> Problem details: Please print exactly the lines below, from the start of the material up to and including the line with "const anglesUnmod = [0, 360];", but none of the pictures.

▬▬▬▬▬▬

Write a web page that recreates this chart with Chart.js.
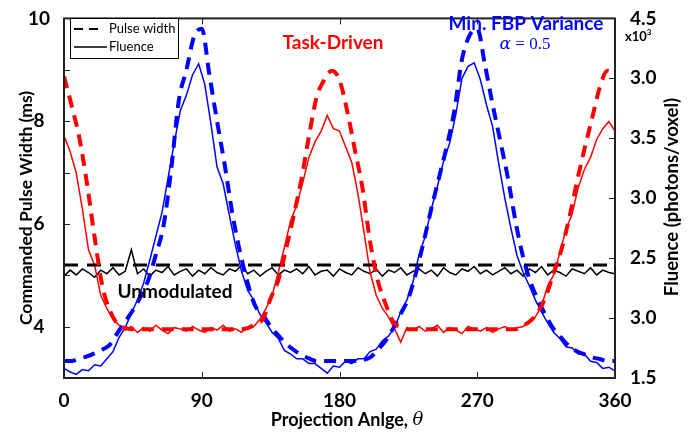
<!DOCTYPE html>
<html>
<head>
<meta charset="utf-8">
<script src="https://cdn.jsdelivr.net/npm/chart.js@4.4.1/dist/chart.umd.min.js"></script>
<style>
  html, body { margin: 0; padding: 0; background: #fff; }
  #wrap { width: 697px; height: 437px; position: relative; }
</style>
</head>
<body>
<div id="wrap"><canvas id="pulseChart"></canvas></div>
<script>
// projection angles (deg)
const anglesPulse = [0,5,10,15,20,25,30,35,40,45,50,55,60,65,70,75,80,85,90,95,100,105,110,115,120,125,130,135,140,145,150,155,160,165,170,175,180,185,190,195,200,205,210,215,220,225,230,235,240,245,250,255,260,265,270,275,280,285,290,295,300,305,310,315,320,325,330,335,340,345,350,355,360];
const anglesFluence = [0,4,8,12,16,20,24,28,32,36,40,44,48,52,56,60,64,68,72,76,80,84,88,92,96,100,104,108,112,116,120,124,128,132,136,140,144,148,152,156,160,164,168,172,176,180,184,188,192,196,200,204,208,212,216,220,224,228,232,236,240,244,248,252,256,260,264,268,272,276,280,284,288,292,296,300,304,308,312,316,320,324,328,332,336,340,344,348,352,356,360];
const anglesUnmod = [0, 360];

// commanded pulse width (ms)
const pulseTaskDriven = [8.87,8.30,7.68,6.79,5.74,4.80,4.31,4.05,3.97,
  3.95,3.95,3.95,3.95,3.95,3.95,3.95,3.95,3.95,3.95,3.95,3.95,3.95,3.95,3.95,
  3.97,4.05,4.15,4.55,4.90,5.50,6.15,6.85,7.70,8.46,8.80,8.98,8.80,8.20,7.45,6.70,5.65,4.90,4.45,4.10,3.98,
  3.95,3.95,3.95,3.95,3.95,3.95,3.95,3.95,3.95,3.95,3.95,3.95,3.95,3.95,3.95,
  4.02,4.12,4.30,4.60,5.05,5.50,6.10,6.80,7.45,8.05,8.65,8.98,8.92];
const pulseMinVar = [3.33,3.33,3.38,3.42,3.48,3.55,3.65,3.88,4.10,4.32,4.58,4.90,5.40,5.96,7.05,8.40,9.00,9.65,9.80,
  8.90,8.00,7.15,6.20,5.45,4.85,4.40,4.23,4.00,3.83,3.67,3.55,3.45,3.38,3.33,3.33,3.33,3.33,3.33,3.33,3.35,
  3.40,3.55,3.72,3.96,4.25,4.55,5.05,5.65,6.30,6.90,7.50,8.20,9.20,9.67,9.80,
  9.10,8.33,7.62,6.90,6.05,5.35,4.85,4.50,4.20,3.95,3.78,3.62,3.52,3.46,3.40,3.37,3.33,3.33];
const pulseUnmod = [5.2, 5.2];

// fluence (x10^3 photons/voxel)
const fluenceTaskDriven = [3.52,3.39,3.21,2.91,2.57,2.44,2.19,2.08,1.99,1.94,
  1.90,1.93,1.88,1.92,1.89,1.94,1.90,1.87,1.92,1.91,1.89,1.93,1.90,1.88,1.92,1.90,1.94,1.89,1.91,1.88,1.92,
  1.93,1.99,2.08,2.19,2.38,2.59,2.81,2.94,3.13,3.34,3.47,3.56,3.69,3.58,3.56,3.43,3.30,3.04,2.72,2.38,2.19,2.08,2.01,1.91,1.80,
  1.92,1.90,1.93,1.89,1.91,1.94,1.88,1.92,1.90,1.87,1.93,1.91,1.89,1.92,1.88,1.91,1.93,1.90,1.92,
  1.93,1.97,2.01,2.10,2.27,2.36,2.55,2.74,2.87,3.09,3.24,3.34,3.49,3.58,3.64,3.56];
const fluenceMinVar = [1.58,1.55,1.53,1.57,1.56,1.61,1.60,1.66,1.72,1.84,1.92,2.04,2.15,2.29,2.48,2.68,2.88,3.17,3.46,3.73,
  3.86,4.03,4.12,3.95,3.62,3.26,3.12,2.86,2.61,2.39,2.23,2.15,2.03,1.96,1.88,1.83,1.73,1.70,1.66,1.66,
  1.62,1.62,1.58,1.54,1.60,1.59,1.64,1.62,1.66,1.66,1.72,1.74,1.81,1.85,1.92,2.05,2.15,2.30,2.53,2.68,
  2.91,3.10,3.31,3.46,3.70,4.00,4.10,4.13,3.99,3.78,3.60,3.29,3.00,2.75,2.52,2.38,2.27,2.15,2.05,1.96,
  1.88,1.83,1.76,1.75,1.70,1.70,1.64,1.63,1.58,1.59,1.56];
const fluenceUnmod = [2.35,2.40,2.36,2.41,2.38,2.34,2.40,2.37,2.42,2.36,
  2.39,2.57,2.37,2.41,2.35,2.40,2.38,2.43,2.36,2.39,
  2.41,2.35,2.40,2.37,2.42,2.38,2.36,2.41,2.39,2.44,
  2.37,2.40,2.35,2.39,2.42,2.36,2.40,2.38,2.41,2.37,
  2.43,2.36,2.39,2.40,2.35,2.41,2.38,2.36,2.42,2.39,
  2.37,2.41,2.35,2.40,2.38,2.42,2.36,2.39,2.41,2.37,
  2.40,2.35,2.42,2.38,2.36,2.41,2.39,2.43,2.37,2.40,
  2.36,2.39,2.42,2.37,2.40,2.35,2.41,2.38,2.43,2.36,
  2.40,2.38,2.35,2.41,2.39,2.37,2.42,2.36,2.40,2.38,2.37];

const xTicks = [0, 90, 180, 270, 360];
const leftTicks = [4, 6, 8, 10];
// right axis labels as printed in the figure, bottom to top
const rightTickLabels = ['1.5', '3.0', '2.5', '3.0', '3.5', '3.0', '4.5'];

const RED = '#ff0000';
const BLUE = '#0000ff';
const FONT = 'Lato, "Open Sans", sans-serif';

const pts = (xs, ys) => xs.map((x, i) => ({ x: x, y: ys[i] }));

function dashed(label, xs, ys, color, width, dash) {
    return {
        label: label, data: pts(xs, ys), yAxisID: 'y',
        borderColor: color, borderWidth: width, borderDash: dash,
        cubicInterpolationMode: 'monotone', pointRadius: 0, fill: false
    };
}
function solid(label, xs, ys, color) {
    return {
        label: label, data: pts(xs, ys), yAxisID: 'y1',
        borderColor: color, borderWidth: 1.5, tension: 0, pointRadius: 0, fill: false
    };
}

// frame, inward ticks, legend and text labels
const decorations = {
    id: 'decorations',
    afterDraw(chart) {
        const ctx = chart.ctx;
        const a = chart.chartArea;
        const sx = chart.scales.x, sy = chart.scales.y, sy1 = chart.scales.y1;
        ctx.save();

        ctx.strokeStyle = '#222';
        ctx.lineWidth = 1;
        ctx.beginPath();
        for (let v = 3; v <= 10; v++) {
            const y = Math.round(sy.getPixelForValue(v)) + 0.5;
            ctx.moveTo(a.left, y); ctx.lineTo(a.left + 6, y);
        }
        for (let i = 0; i < rightTickLabels.length; i++) {
            const y = Math.round(sy1.getPixelForValue(1.5 + i * 0.5)) + 0.5;
            ctx.moveTo(a.right, y); ctx.lineTo(a.right - 6, y);
        }
        xTicks.slice(1, -1).forEach(v => {
            const x = Math.round(sx.getPixelForValue(v)) + 0.5;
            ctx.moveTo(x, a.bottom); ctx.lineTo(x, a.bottom - 6);
            ctx.moveTo(x, a.top); ctx.lineTo(x, a.top + 6);
        });
        ctx.stroke();

        ctx.lineWidth = 2;
        ctx.strokeStyle = '#222';
        ctx.strokeRect(a.left, a.top, a.right - a.left, a.bottom - a.top);

        // legend
        ctx.fillStyle = '#fff';
        ctx.fillRect(70, 18, 108, 40);
        ctx.lineWidth = 1;
        ctx.strokeStyle = '#000';
        ctx.strokeRect(70.5, 18.5, 108, 40);
        ctx.lineWidth = 2;
        ctx.setLineDash([9, 6]);
        ctx.beginPath(); ctx.moveTo(74, 29); ctx.lineTo(104, 29); ctx.stroke();
        ctx.setLineDash([]);
        ctx.lineWidth = 1.5;
        ctx.beginPath(); ctx.moveTo(74, 47); ctx.lineTo(107, 47); ctx.stroke();
        ctx.fillStyle = '#000';
        ctx.font = '13px ' + FONT;
        ctx.textAlign = 'left';
        ctx.textBaseline = 'middle';
        ctx.fillText('Pulse width', 109, 29);
        ctx.fillText('Fluence', 109, 47);

        // curve labels
        ctx.textAlign = 'center';
        ctx.font = 'bold 19px ' + FONT;
        ctx.fillStyle = RED;
        ctx.fillText('Task-Driven', 333, 43);
        ctx.fillStyle = BLUE;
        ctx.fillText('Min. FBP Variance', 526, 24);
        ctx.fillStyle = '#000';
        ctx.fillText('Unmodulated', 175, 292);

        ctx.fillStyle = BLUE;
        ctx.textAlign = 'left';
        ctx.font = 'italic 17px "DejaVu Serif", serif';
        const alphaW = ctx.measureText('\u03b1').width;
        ctx.font = '17px "Liberation Serif", serif';
        const restW = ctx.measureText(' = 0.5').width;
        let ax = 525 - (alphaW + restW) / 2;
        ctx.font = 'italic 17px "DejaVu Serif", serif';
        ctx.fillText('\u03b1', ax, 45);
        ctx.font = '17px "Liberation Serif", serif';
        ctx.fillText(' = 0.5', ax + alphaW, 45);

        // x10^3 multiplier
        ctx.fillStyle = '#000';
        ctx.font = 'bold 13px ' + FONT;
        ctx.fillText('x10', 625, 37);
        const mw = ctx.measureText('x10').width;
        ctx.font = 'bold 8px ' + FONT;
        ctx.fillText('3', 625 + mw, 32);

        // axis titles
        ctx.font = 'bold 17.5px ' + FONT;
        ctx.textAlign = 'center';
        ctx.save();
        ctx.translate(26, 208);
        ctx.rotate(-Math.PI / 2);
        ctx.fillText('Commanded Pulse Width (ms)', 0, 0);
        ctx.restore();
        ctx.font = 'bold 18.5px ' + FONT;
        ctx.save();
        ctx.translate(672, 197);
        ctx.rotate(-Math.PI / 2);
        ctx.fillText('Fluence (photons/voxel)', 0, 0);
        ctx.restore();

        ctx.font = 'bold 18px ' + FONT;
        const t1 = 'Projection Anlge, ';
        const w1 = ctx.measureText(t1).width;
        ctx.font = 'italic 18px "DejaVu Serif", serif';
        const w2 = ctx.measureText('\u03b8').width;
        let bx = 347 - (w1 + w2) / 2;
        ctx.textAlign = 'left';
        ctx.font = 'bold 18px ' + FONT;
        ctx.fillText(t1, bx, 420);
        ctx.font = 'italic 18px "DejaVu Serif", serif';
        ctx.fillText('\u03b8', bx + w1, 420);

        ctx.restore();
    }
};

new Chart(document.getElementById('pulseChart'), {
    type: 'line',
    data: {
        datasets: [
            dashed('Task-Driven pulse width', anglesPulse, pulseTaskDriven, RED, 4, [12, 8]),
            dashed('Min. FBP Variance pulse width', anglesPulse, pulseMinVar, BLUE, 4, [12, 8]),
            dashed('Unmodulated pulse width', anglesUnmod, pulseUnmod, '#000', 3, [14, 9]),
            solid('Task-Driven fluence', anglesFluence, fluenceTaskDriven, RED),
            solid('Min. FBP Variance fluence', anglesFluence, fluenceMinVar, BLUE),
            solid('Unmodulated fluence', anglesFluence, fluenceUnmod, '#000')
        ]
    },
    options: {
        responsive: true,
        maintainAspectRatio: false,
        animation: false,
        layout: { autoPadding: false, padding: { top: 12, left: 0, right: 0, bottom: 0 } },
        plugins: { legend: { display: false }, tooltip: { enabled: false } },
        scales: {
            x: {
                type: 'linear', min: 0, max: 360,
                afterBuildTicks: s => { s.ticks = xTicks.map(v => ({ value: v })); },
                afterFit: s => { s.height = 59; },
                grid: { display: false }, border: { display: false },
                ticks: { color: '#000', font: { family: FONT, size: 19, weight: 'bold' }, padding: 3, maxRotation: 0 }
            },
            y: {
                position: 'left', min: 3, max: 10,
                afterBuildTicks: s => { s.ticks = leftTicks.map(v => ({ value: v })); },
                afterFit: s => { s.width = 64; },
                grid: { display: false }, border: { display: false },
                ticks: { color: '#000', font: { family: FONT, size: 19, weight: 'bold' }, padding: 6, crossAlign: 'center' }
            },
            y1: {
                position: 'right', min: 1.5, max: 4.5,
                afterBuildTicks: s => { s.ticks = rightTickLabels.map((t, i) => ({ value: 1.5 + i * 0.5 })); },
                afterFit: s => { s.width = 82; },
                grid: { display: false }, border: { display: false },
                ticks: { color: '#000', font: { family: FONT, size: 19, weight: 'bold' }, padding: 7,
                    callback: (v, i) => rightTickLabels[i] }
            }
        }
    },
    plugins: [decorations]
});
</script>
</body>
</html>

▬▬▬▬▬▬

> Answer to the exercise:
Write a web page that recreates this chart with Chart.js.
<!DOCTYPE html>
<html>
<head>
<meta charset="utf-8">
<script src="https://cdn.jsdelivr.net/npm/chart.js@4.4.1/dist/chart.umd.min.js"></script>
<style>
  html, body { margin: 0; padding: 0; background: #fff; }
  #wrap { width: 697px; height: 437px; position: relative; }
</style>
</head>
<body>
<div id="wrap"><canvas id="pulseChart"></canvas></div>
<script>
// projection angles (deg)
const anglesPulse = [0,5,10,15,20,25,30,35,40,45,50,55,60,65,70,75,80,85,90,95,100,105,110,115,120,125,130,135,140,145,150,155,160,165,170,175,180,185,190,195,200,205,210,215,220,225,230,235,240,245,250,255,260,265,270,275,280,285,290,295,300,305,310,315,320,325,330,335,340,345,350,355,360];
const anglesFluence = [0,4,8,12,16,20,24,28,32,36,40,44,48,52,56,60,64,68,72,76,80,84,88,92,96,100,104,108,112,116,120,124,128,132,136,140,144,148,152,156,160,164,168,172,176,180,184,188,192,196,200,204,208,212,216,220,224,228,232,236,240,244,248,252,256,260,264,268,272,276,280,284,288,292,296,300,304,308,312,316,320,324,328,332,336,340,344,348,352,356,360];
const anglesUnmod = [0, 360];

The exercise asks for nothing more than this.